Course: SOCY 215: Critical Social Thought
Written: December 2, 2014 
Published: January 10, 2017
© All Rights Reserved

 

I. INTRODUCTION

Topic: Main Thesis

From mass incarceration to the prison industrial complex, the political, economic, and social apparatus of America’s prison population is characterized by racial inequalities. Statistics and research support that men of color are at a greater risk of incarceration. Three pertinent reasons support why this is unsettling. First, the incarceration gap shows that men of color are imprisoned more than any other race in America. Second, men of color are used as a labor source to help fuel the prison industrial complex. And third, men of color are economically, socially, and politically disadvantaged.

Summary of Solution

The key question here is: What is the solution to decreasing the men of color in prison? The proposed solution strives to provide an answer that is logical, rational, and applicable to men of color. Although the methodology may not be applicable to every man of color, it poses many benefits and advantages collectively. In essence, the solution is divided into 10 dimensions of revolutionary action: social, economic, financial, political, spiritual, family, education, legal, and health. All in all, the solution addresses roots of the problems from these 10 dimensions in an effort to decrease the number of men of color in U.S. prison today.

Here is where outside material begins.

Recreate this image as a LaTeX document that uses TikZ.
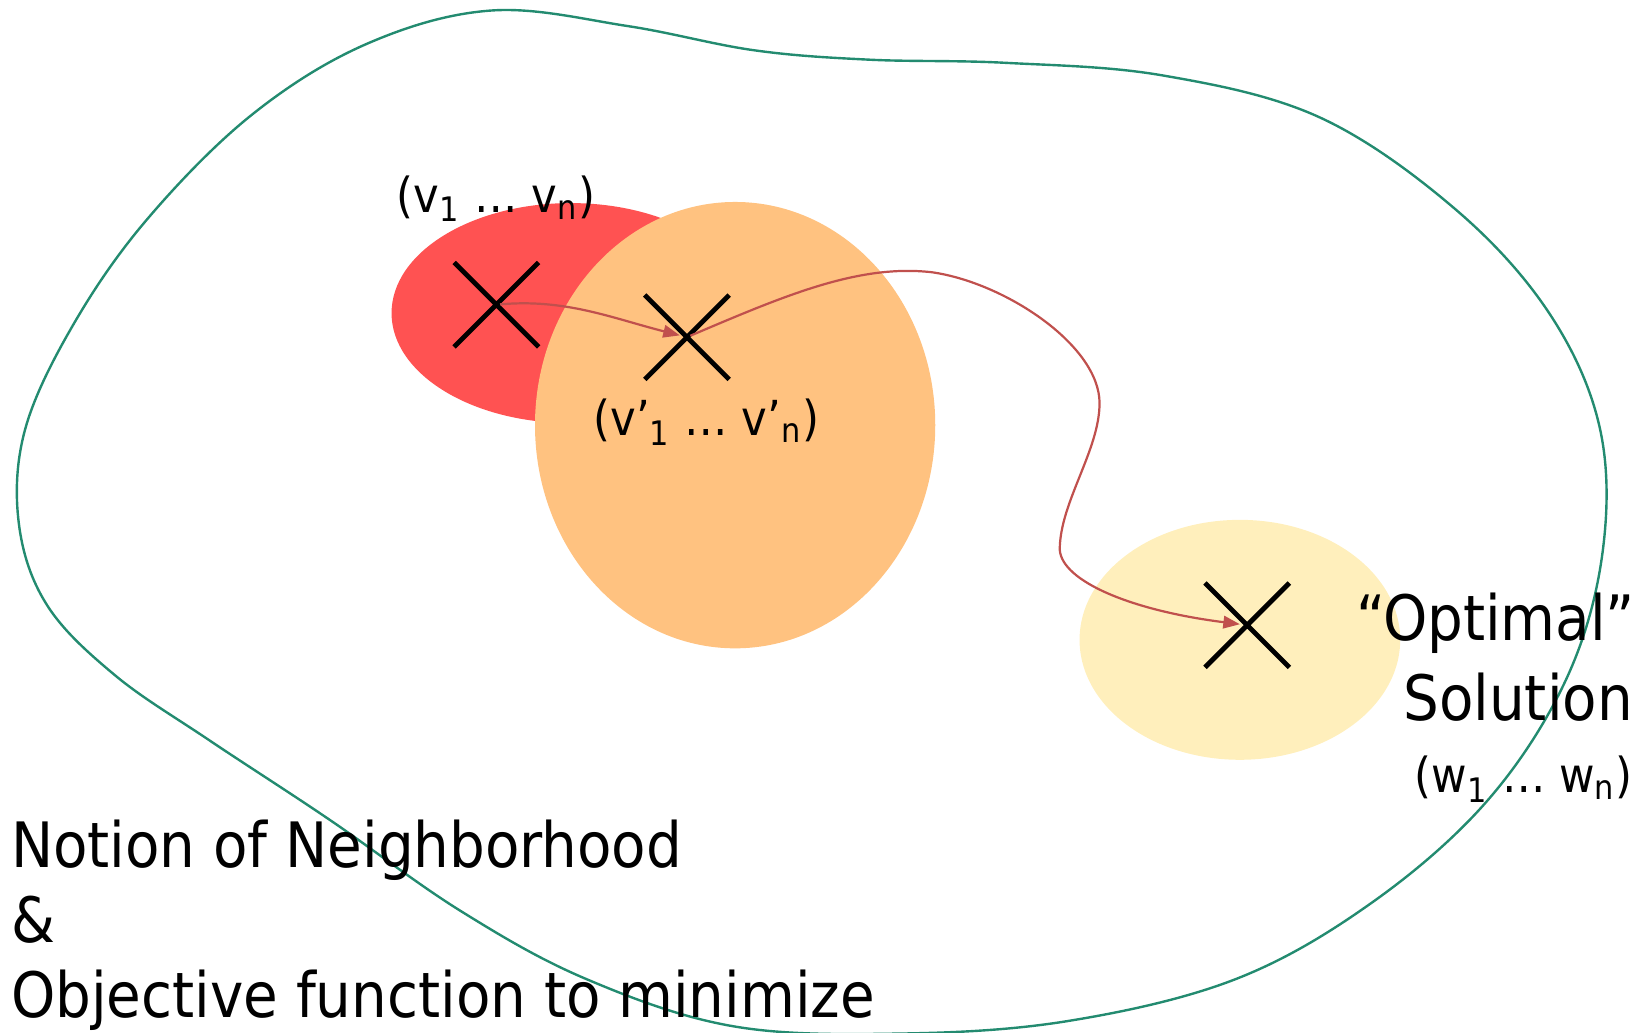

Theoretical Approach and Concepts: Marxian and Enlightenment Thought

The main focus of this paper is on three main problems regarding men of color discussed earlier: the incarceration gap, racial inequalities, and men of color used as a labor source to fuel the Prison Industrial complex. Together, these problems revolve around  men of color being economically, socially, and politically disadvantaged.  I will employ theoretical concepts from both Marxian and Enlightenment theory to analyze these three problems. Marxian and Enlightenment are appropriate for analyzing the subject matter because it is applicable to the social, economic, and political context revolving men of color in U.S. prison. More specifically, Marxian thought will discuss the following issues regarding men of color in prison: class inequality, exploitations of cheap labor (mode of production), and historical revolutionary action. In addition to Marxian thought, Enlightenment theory principles will guide the discussion.

Background: The Main Perception and Assumption of Why Men of Color Are in Prison

To make a case in point, we will analyze one main perception from an Enlightenment perspective. Here’s why:  In essence, men of color confront the perception by some judges and jurors that they are guilty before proven innocent. Therefore, men of color receive longer sentences, while other races receive greater leniency and discretion with rehabilitation programs. While some acknowledge the levels of injustice that men of color experience within the American justice system, others believe the assumption that: men of color are incarcerated more than others because they commit more crimes and are “natural” criminals.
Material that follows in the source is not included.